Gable was just 15 when his older sister was murdered while he and his parents were gone. He still speaks of the tragedy in a way that makes it seem painfully contemporary for him nearly a half-century later.

"There are certain things in your life that affect your whole life," he said. "That's going to affect me forever. And with my own daughters and my wife … you're always in this preventive, protective mode."

After going 64-0 at Waterloo West High, Gable headed to Iowa State. From 1966 to 1970, when so many of his college peers were experimenting daily with any and every stimulation, Gable lived mostly like a wrestling monk.

He dominated the three seasons he was collegiately eligible -- freshmen couldn't compete then -- for the Cyclones until his very last bout, a 13-11 loss to Washington's Larry Owings in the NCAA final that stunned the sports world.

Gable still reviews that match in his mind, like a mathematician going over the same equation for decades. He said the Patriots' loss to the Giants in the 2008 Super Bowl -- which kept New England from a perfect season -- actually brought him more clarity about the defeat that ended his college career.

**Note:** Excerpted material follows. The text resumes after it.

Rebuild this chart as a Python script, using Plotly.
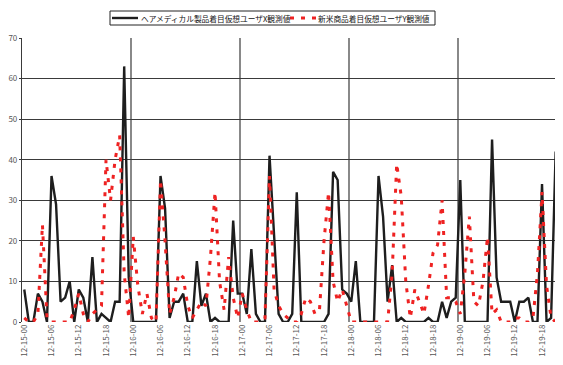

"It took me to that event before I could start to close the door on studying my loss in 1970," said Gable, who went 118-1 at Iowa State. "I think I figured out the missing piece after analyzing it for all these years. It didn't take the sting away. But something clicked, and I understood why I lost.

"What it was came down to natural reaction. I always went for the pin. I did what was natural for me. I could have won the match without doing that. But I went for the fall, twice, the same way. I didn't adapt."

But he also knows it helped fuel him to a gold medal at the 1972 Olympics, where he didn't give up a single point. He realizes now that the loss had, in fact, taught him to recognize that the winning tactic sometimes was to be more conservative and that knowing that served him well in the Munich Games.

As a coach, Gable was just as driven as he was while competing. He led Iowa to a 355-21-5 record and 15 NCAA titles. Gable was succeeded first by Jim Zalesky, then by Tom Brands. Both of them had won three individual NCAA titles when they wrestled for him at Iowa.

"I think of it as I had one unbelievable opportunity as a competitor to be coached by Gable, and I bought into everything he said," Brands said. "Some kids want to know, 'Why are we doing this? It doesn't make sense to me.' Just do it, you know?